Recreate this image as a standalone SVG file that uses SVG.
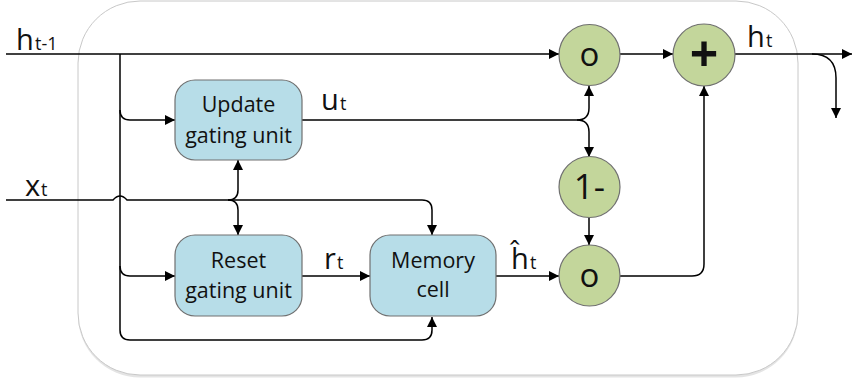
<svg xmlns="http://www.w3.org/2000/svg" width="852" height="380" viewBox="0 0 852 380">
<defs>
<marker id="arr" viewBox="0 0 10 10" refX="10" refY="5" markerWidth="11" markerHeight="10" markerUnits="userSpaceOnUse" orient="auto">
<path d="M0,0 L10,5 L0,10 Z" fill="#000"/>
</marker>
</defs>
<style>
.box{fill:#b7dde8;stroke:#707070;stroke-width:1.2}
.op{fill:#c3d69b;stroke:#707070;stroke-width:1.2}
.c{fill:none;stroke:#000;stroke-width:1.5}
.t{font-family:"Open Sans","Liberation Sans",sans-serif;fill:#111}
.bt{font-size:21.5px;text-anchor:middle}
.big{font-size:29px}
.sub{font-size:18px}
</style>
<rect x="78" y="3.5" width="720" height="374" rx="62" fill="#e4e4e4"/>
<rect x="78" y="1" width="720" height="374" rx="62" fill="#fff" stroke="#c8c8c8" stroke-width="1"/>
<g id="connectors">
<path class="c" d="M6,54 H559" marker-end="url(#arr)"/>
<path class="c" d="M120,54 V330 Q120,340 130,340 H422 Q432,340 432,330 V317" marker-end="url(#arr)"/>
<path class="c" d="M120,110 Q120,120 130,120 H175" marker-end="url(#arr)"/>
<path class="c" d="M120,266 Q120,276 130,276 H175" marker-end="url(#arr)"/>
<path class="c" d="M6,200 H113 Q120,192 127,200 H422 Q432,200 432,210 V235" marker-end="url(#arr)"/>
<path class="c" d="M228,200 Q238,200 238,190 V160" marker-end="url(#arr)"/>
<path class="c" d="M228,200 Q238,200 238,210 V235" marker-end="url(#arr)"/>
<path class="c" d="M302,120 H577 Q589,120 589,108 V86" marker-end="url(#arr)"/>
<path class="c" d="M577,120 Q589,120 589,132 V157" marker-end="url(#arr)"/>
<path class="c" d="M589,217 V245" marker-end="url(#arr)"/>
<path class="c" d="M302,276 H370" marker-end="url(#arr)"/>
<path class="c" d="M496,276 H559" marker-end="url(#arr)"/>
<path class="c" d="M620,276 H692 Q704,276 704,264 V86" marker-end="url(#arr)"/>
<path class="c" d="M620,54 H673" marker-end="url(#arr)"/>
<path class="c" d="M735,54 H852" marker-end="url(#arr)"/>
<path class="c" d="M812,54 Q836,54 836,78 V118" marker-end="url(#arr)"/>
</g>
<g id="labels">
<text class="t" x="16" y="50"><tspan class="big" font-size="30">h</tspan><tspan class="sub" x="35">t-1</tspan></text>
<text class="t" x="25" y="196"><tspan class="big">x</tspan><tspan class="sub" x="41">t</tspan></text>
<text class="t" x="321" y="110"><tspan class="big">u</tspan><tspan class="sub" x="340">t</tspan></text>
<text class="t" x="324" y="269"><tspan class="big">r</tspan><tspan class="sub" x="337">t</tspan></text>
<text class="t" x="511" y="269"><tspan class="big">ĥ</tspan><tspan class="sub" x="530">t</tspan></text>
<text class="t" x="747" y="47"><tspan class="big">h</tspan><tspan class="sub" x="766">t</tspan></text>
</g>
<g id="update">
<rect class="box" x="175" y="80" width="127" height="80" rx="20"/>
<text class="t bt" x="238.5" y="112">Update</text>
<text class="t bt" x="238.5" y="143">gating unit</text>
</g>
<g id="reset">
<rect class="box" x="175" y="235" width="127" height="81" rx="20"/>
<text class="t bt" x="238.5" y="268">Reset</text>
<text class="t bt" x="238.5" y="298">gating unit</text>
</g>
<g id="memory">
<rect class="box" x="370" y="235" width="126" height="81" rx="20"/>
<text class="t bt" x="433" y="268">Memory</text>
<text class="t bt" x="433" y="297">cell</text>
</g>
<g id="mul1">
<circle class="op" cx="589.5" cy="55" r="30.5"/>
<text class="t" x="589.5" y="66" font-size="33" text-anchor="middle">o</text>
</g>
<g id="oneminus">
<circle class="op" cx="589.5" cy="187" r="30.5"/>
<text class="t" x="589.5" y="199" font-size="35" text-anchor="middle">1-</text>
</g>
<g id="mul2">
<circle class="op" cx="589.5" cy="275.5" r="30.5"/>
<text class="t" x="589.5" y="287" font-size="33" text-anchor="middle">o</text>
</g>
<g id="plus">
<circle class="op" cx="704" cy="55" r="31"/>
<text class="t" x="704" y="72" font-size="50" font-weight="bold" text-anchor="middle">+</text>
</g>
</svg>
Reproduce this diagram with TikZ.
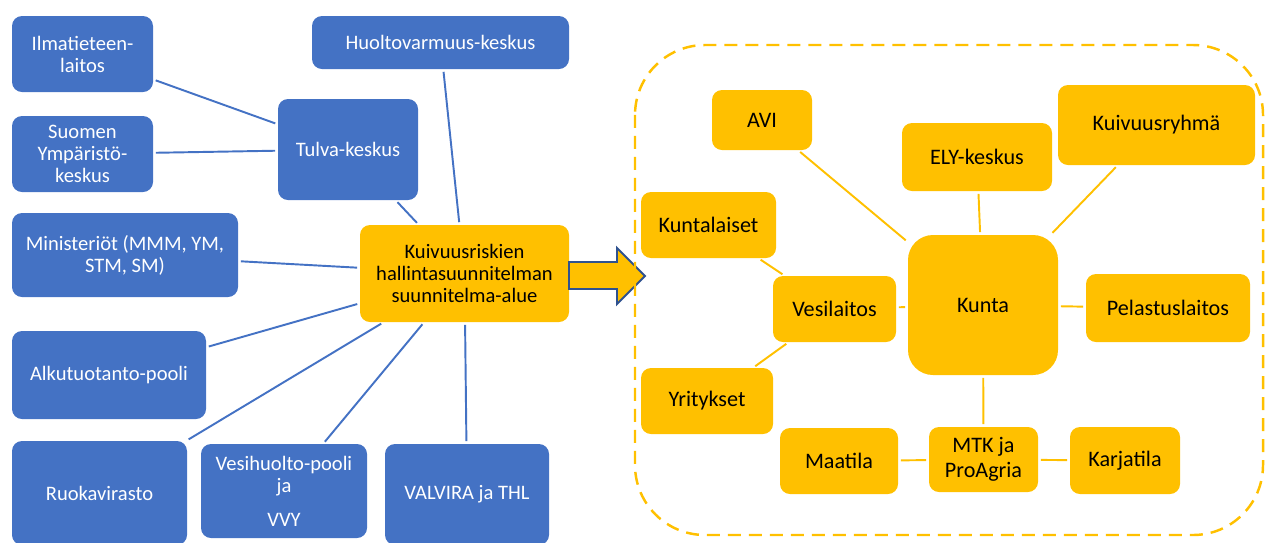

_WHAT YOU HAVE TO DO_
Give the entries again without a single change, but with no pictures.

_WORKED SOLUTION_
Recreate this image as a standalone SVG file that uses SVG.
<svg xmlns="http://www.w3.org/2000/svg" width="852" height="380" viewBox="0 0 852 380">
<defs>
<marker id="arr" viewBox="0 0 10 10" refX="10" refY="5" markerWidth="11" markerHeight="10" markerUnits="userSpaceOnUse" orient="auto">
<path d="M0,0 L10,5 L0,10 Z" fill="#000"/>
</marker>
</defs>
<style>
.box{fill:#b7dde8;stroke:#707070;stroke-width:1.2}
.op{fill:#c3d69b;stroke:#707070;stroke-width:1.2}
.c{fill:none;stroke:#000;stroke-width:1.5}
.t{font-family:"Open Sans","Liberation Sans",sans-serif;fill:#111}
.bt{font-size:21.5px;text-anchor:middle}
.big{font-size:29px}
.sub{font-size:18px}
</style>
<rect x="78" y="3.5" width="720" height="374" rx="62" fill="#e4e4e4"/>
<rect x="78" y="1" width="720" height="374" rx="62" fill="#fff" stroke="#c8c8c8" stroke-width="1"/>
<g id="connectors">
<path class="c" d="M6,54 H559" marker-end="url(#arr)"/>
<path class="c" d="M120,54 V330 Q120,340 130,340 H422 Q432,340 432,330 V317" marker-end="url(#arr)"/>
<path class="c" d="M120,110 Q120,120 130,120 H175" marker-end="url(#arr)"/>
<path class="c" d="M120,266 Q120,276 130,276 H175" marker-end="url(#arr)"/>
<path class="c" d="M6,200 H113 Q120,192 127,200 H422 Q432,200 432,210 V235" marker-end="url(#arr)"/>
<path class="c" d="M228,200 Q238,200 238,190 V160" marker-end="url(#arr)"/>
<path class="c" d="M228,200 Q238,200 238,210 V235" marker-end="url(#arr)"/>
<path class="c" d="M302,120 H577 Q589,120 589,108 V86" marker-end="url(#arr)"/>
<path class="c" d="M577,120 Q589,120 589,132 V157" marker-end="url(#arr)"/>
<path class="c" d="M589,217 V245" marker-end="url(#arr)"/>
<path class="c" d="M302,276 H370" marker-end="url(#arr)"/>
<path class="c" d="M496,276 H559" marker-end="url(#arr)"/>
<path class="c" d="M620,276 H692 Q704,276 704,264 V86" marker-end="url(#arr)"/>
<path class="c" d="M620,54 H673" marker-end="url(#arr)"/>
<path class="c" d="M735,54 H852" marker-end="url(#arr)"/>
<path class="c" d="M812,54 Q836,54 836,78 V118" marker-end="url(#arr)"/>
</g>
<g id="labels">
<text class="t" x="16" y="50"><tspan class="big" font-size="30">h</tspan><tspan class="sub" x="35">t-1</tspan></text>
<text class="t" x="25" y="196"><tspan class="big">x</tspan><tspan class="sub" x="41">t</tspan></text>
<text class="t" x="321" y="110"><tspan class="big">u</tspan><tspan class="sub" x="340">t</tspan></text>
<text class="t" x="324" y="269"><tspan class="big">r</tspan><tspan class="sub" x="337">t</tspan></text>
<text class="t" x="511" y="269"><tspan class="big">ĥ</tspan><tspan class="sub" x="530">t</tspan></text>
<text class="t" x="747" y="47"><tspan class="big">h</tspan><tspan class="sub" x="766">t</tspan></text>
</g>
<g id="update">
<rect class="box" x="175" y="80" width="127" height="80" rx="20"/>
<text class="t bt" x="238.5" y="112">Update</text>
<text class="t bt" x="238.5" y="143">gating unit</text>
</g>
<g id="reset">
<rect class="box" x="175" y="235" width="127" height="81" rx="20"/>
<text class="t bt" x="238.5" y="268">Reset</text>
<text class="t bt" x="238.5" y="298">gating unit</text>
</g>
<g id="memory">
<rect class="box" x="370" y="235" width="126" height="81" rx="20"/>
<text class="t bt" x="433" y="268">Memory</text>
<text class="t bt" x="433" y="297">cell</text>
</g>
<g id="mul1">
<circle class="op" cx="589.5" cy="55" r="30.5"/>
<text class="t" x="589.5" y="66" font-size="33" text-anchor="middle">o</text>
</g>
<g id="oneminus">
<circle class="op" cx="589.5" cy="187" r="30.5"/>
<text class="t" x="589.5" y="199" font-size="35" text-anchor="middle">1-</text>
</g>
<g id="mul2">
<circle class="op" cx="589.5" cy="275.5" r="30.5"/>
<text class="t" x="589.5" y="287" font-size="33" text-anchor="middle">o</text>
</g>
<g id="plus">
<circle class="op" cx="704" cy="55" r="31"/>
<text class="t" x="704" y="72" font-size="50" font-weight="bold" text-anchor="middle">+</text>
</g>
</svg>
Reproduce this diagram with TikZ.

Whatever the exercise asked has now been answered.